I am cross-posting this. Everyone who has classic shetlands, bring them out and show them!!!!

Mark your calendars!!!

The Tennessee Miniature Horse Celebration will be April 24, 25, 26, 2009 at the Calsonic Arena, at Celebration Grounds in Shelbyville, Tennessee. This will be an "A" rated show with classic shetland classes & AMHR classes on Friday and Saturday, and AMHA show on Saturday afternoon and Sunday.

Premiums are available for download at http://www.tmhv.net Premiums will also be mailed out this coming week via postal mail for those who are on the mailing list. For more information, please contact the show manager, Dixi Cohea, at [email protected] or 636-290-6258. Entry deadline is April 10, 2009.

Double TT Tack will be there for any of your tack needs and Folster Photography will be photographing for the show.
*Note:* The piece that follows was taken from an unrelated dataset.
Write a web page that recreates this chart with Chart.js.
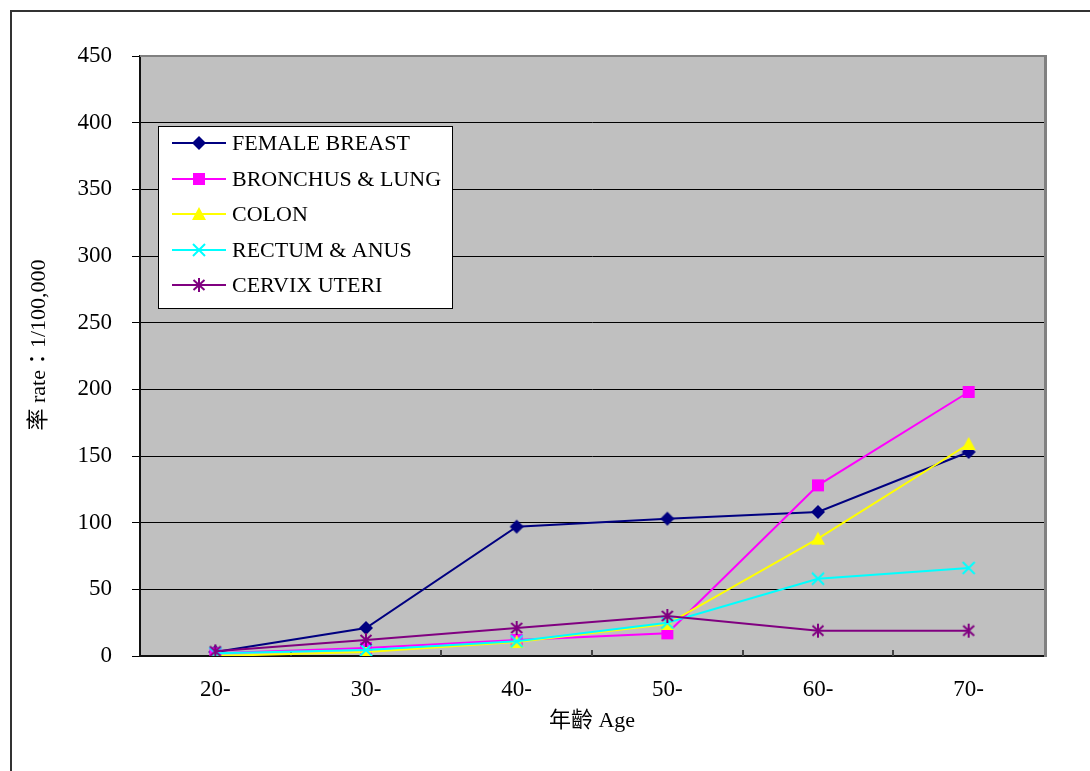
<!DOCTYPE html>
<html>
<head>
<meta charset="utf-8">
<script src="https://cdn.jsdelivr.net/npm/chart.js@4.4.1/dist/chart.umd.min.js"></script>
<style>
  html, body { margin: 0; padding: 0; background: #fff; }
  canvas { display: block; }
</style>
</head>
<body>
<canvas id="chart" width="1090" height="771"></canvas>
<script>
// Age groups and incidence rates per 100,000
const ageGroups = ['20-', '30-', '40-', '50-', '60-', '70-'];
const femaleBreast   = [3, 21, 97, 103, 108, 153];
const bronchusLung   = [2, 6, 12, 17, 128, 198];
const colon          = [0, 3, 10.5, 24, 88, 159];
const rectumAnus     = [2, 4.5, 11, 25, 58, 66];
const cervixUteri    = [3.5, 12, 21, 30, 19, 19];
const seriesNames = ['FEMALE BREAST', 'BRONCHUS & LUNG', 'COLON', 'RECTUM & ANUS', 'CERVIX UTERI'];
const yMin = 0, yMax = 450, yStep = 50;
const xTitle = '年齡 Age';
const yTitle = '率 rate：1/100,000';

const SERIF = '"Liberation Serif", "Times New Roman", "Noto Sans CJK TC", serif';

// Marker glyphs rendered once and reused by the lines and the legend
function makeMarker(kind, color) {
  const s = 16, m = s / 2;
  const c = document.createElement('canvas');
  c.width = s; c.height = s;
  const g = c.getContext('2d');
  g.fillStyle = color; g.strokeStyle = color; g.lineWidth = 2;
  g.beginPath();
  if (kind === 'diamond') {
    g.moveTo(m, 1); g.lineTo(s - 1, m); g.lineTo(m, s - 1); g.lineTo(1, m); g.closePath(); g.fill();
  } else if (kind === 'square') {
    g.fillRect(2, 2, 12, 12);
  } else if (kind === 'triangle') {
    g.moveTo(m, 1); g.lineTo(s - 1, s - 2); g.lineTo(1, s - 2); g.closePath(); g.fill();
  } else if (kind === 'x') {
    g.moveTo(2, 2); g.lineTo(14, 14); g.moveTo(14, 2); g.lineTo(2, 14); g.stroke();
  } else if (kind === 'star') {
    g.moveTo(m, 1); g.lineTo(m, 15);
    g.moveTo(2.5, 3); g.lineTo(13.5, 13); g.moveTo(13.5, 3); g.lineTo(2.5, 13); g.stroke();
  }
  return c;
}

const colors = ['#000080', '#FF00FF', '#FFFF00', '#00FFFF', '#800080'];
const markers = [
  makeMarker('diamond', colors[0]),
  makeMarker('square', colors[1]),
  makeMarker('triangle', colors[2]),
  makeMarker('x', colors[3]),
  makeMarker('star', colors[4])
];
const values = [femaleBreast, bronchusLung, colon, rectumAnus, cervixUteri];

const datasets = values.map((v, i) => ({
  label: seriesNames[i],
  data: v,
  borderColor: colors[i],
  backgroundColor: colors[i],
  borderWidth: 2,
  pointStyle: markers[i],
  pointRadius: 8,
  fill: false,
  tension: 0,
  order: 5 - i
}));

// Page frame, grey plot background and plot edges
const frame = {
  id: 'frame',
  beforeDraw(chart) {
    const { ctx, chartArea: a } = chart;
    ctx.save();
    ctx.fillStyle = '#fff';
    ctx.fillRect(0, 0, chart.width, chart.height);
    ctx.strokeStyle = '#333';
    ctx.lineWidth = 2;
    ctx.strokeRect(11, 11, chart.width + 20, chart.height + 20);
    ctx.fillStyle = '#C0C0C0';
    ctx.fillRect(a.left, a.top, a.right - a.left, a.bottom - a.top);
    ctx.restore();
  },
  beforeDatasetsDraw(chart) {
    const { ctx, chartArea: a, scales } = chart;
    const xs = scales.x;
    ctx.save();
    // grey top and right edges of the plot
    ctx.fillStyle = '#808080';
    ctx.fillRect(a.left, a.top - 1, a.right - a.left + 2, 2);
    ctx.fillRect(a.right, a.top - 1, 3, a.bottom - a.top + 2);
    // short inward tick marks between age groups
    ctx.strokeStyle = '#444';
    ctx.lineWidth = 2;
    ctx.beginPath();
    for (let i = 1; i < ageGroups.length; i++) {
      const x = Math.round((xs.getPixelForValue(i - 1) + xs.getPixelForValue(i)) / 2);
      ctx.moveTo(x, a.bottom);
      ctx.lineTo(x, a.bottom - 6);
    }
    ctx.stroke();
    ctx.restore();
  }
};

// Vertical axis title
const yTitlePlugin = {
  id: 'yTitle',
  afterDraw(chart) {
    const { ctx } = chart;
    ctx.save();
    ctx.translate(39, 345);
    ctx.rotate(-Math.PI / 2);
    ctx.font = '22px ' + SERIF;
    ctx.fillStyle = '#000';
    ctx.textAlign = 'center';
    ctx.textBaseline = 'middle';
    ctx.fillText(yTitle, 0, 0);
    ctx.restore();
  }
};

// Boxed legend inside the plot, upper left
const boxLegend = {
  id: 'boxLegend',
  afterDraw(chart) {
    const { ctx, chartArea: a } = chart;
    const left = a.left + 18, top = a.top + 70, w = 294, h = 182;
    const rowH = 35.5;
    ctx.save();
    ctx.fillStyle = '#fff';
    ctx.fillRect(left, top, w, h);
    ctx.strokeStyle = '#000';
    ctx.lineWidth = 1;
    ctx.strokeRect(left + 0.5, top + 0.5, w, h);
    ctx.font = '22px ' + SERIF;
    ctx.textBaseline = 'middle';
    ctx.textAlign = 'left';
    chart.data.datasets.forEach((ds, i) => {
      const y = Math.round(top + 17 + i * rowH);
      ctx.strokeStyle = ds.borderColor;
      ctx.lineWidth = 2;
      ctx.beginPath();
      ctx.moveTo(left + 14, y);
      ctx.lineTo(left + 68, y);
      ctx.stroke();
      const img = markers[i];
      ctx.drawImage(img, left + 41 - img.width / 2, y - img.height / 2);
      ctx.fillStyle = '#000';
      ctx.fillText(ds.label, left + 74, y + 1);
    });
    ctx.restore();
  }
};

new Chart(document.getElementById('chart'), {
  type: 'line',
  data: { labels: ageGroups, datasets },
  plugins: [frame, yTitlePlugin, boxLegend],
  options: {
    responsive: false,
    animation: false,
    devicePixelRatio: 1,
    layout: { padding: { left: 22, top: 56, right: 46, bottom: 33 } },
    plugins: { legend: { display: false }, tooltip: { enabled: false } },
    scales: {
      x: {
        type: 'category',
        offset: true,
        afterFit(scale) { scale.height = 82; },
        grid: { drawOnChartArea: false, drawTicks: false },
        border: { display: true, color: '#111', width: 2 },
        ticks: { color: '#000', font: { family: SERIF, size: 23 }, padding: 20, maxRotation: 0 },
        title: {
          display: true, text: xTitle, color: '#000',
          font: { family: SERIF, size: 22 }, padding: { top: 4, bottom: 4 }
        }
      },
      y: {
        min: yMin,
        max: yMax,
        afterFit(scale) { scale.width = 118; },
        grid: {
          color: ctx => (ctx.tick && ctx.tick.value === yMax ? '#808080' : '#000'),
          lineWidth: 1,
          tickLength: 8,
          tickColor: '#000'
        },
        border: { display: true, color: '#111', width: 2 },
        ticks: { stepSize: yStep, color: '#000', font: { family: SERIF, size: 23 }, padding: 20 }
      }
    }
  }
});
</script>
</body>
</html>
Join Us for Some Good Old Horsing Around in the Hospitality Booth- We will be having a lunch cook out for the exhibitors during the show and will be providing drinks and snack through the show weekend. In addition please be sure to visit our silent auction for your shopping pleasures.


----------



## Crabtree Farm (Mar 3, 2009)

Anyone heading that way? Especially looking for someone else who may be showing a Classic stallion. - Tina


----------



## heavensminis (Apr 8, 2009)

[SIZE=14pt]WOOHOO!! 15 days till the show!! Who all is coming this way.....[/SIZE]


----------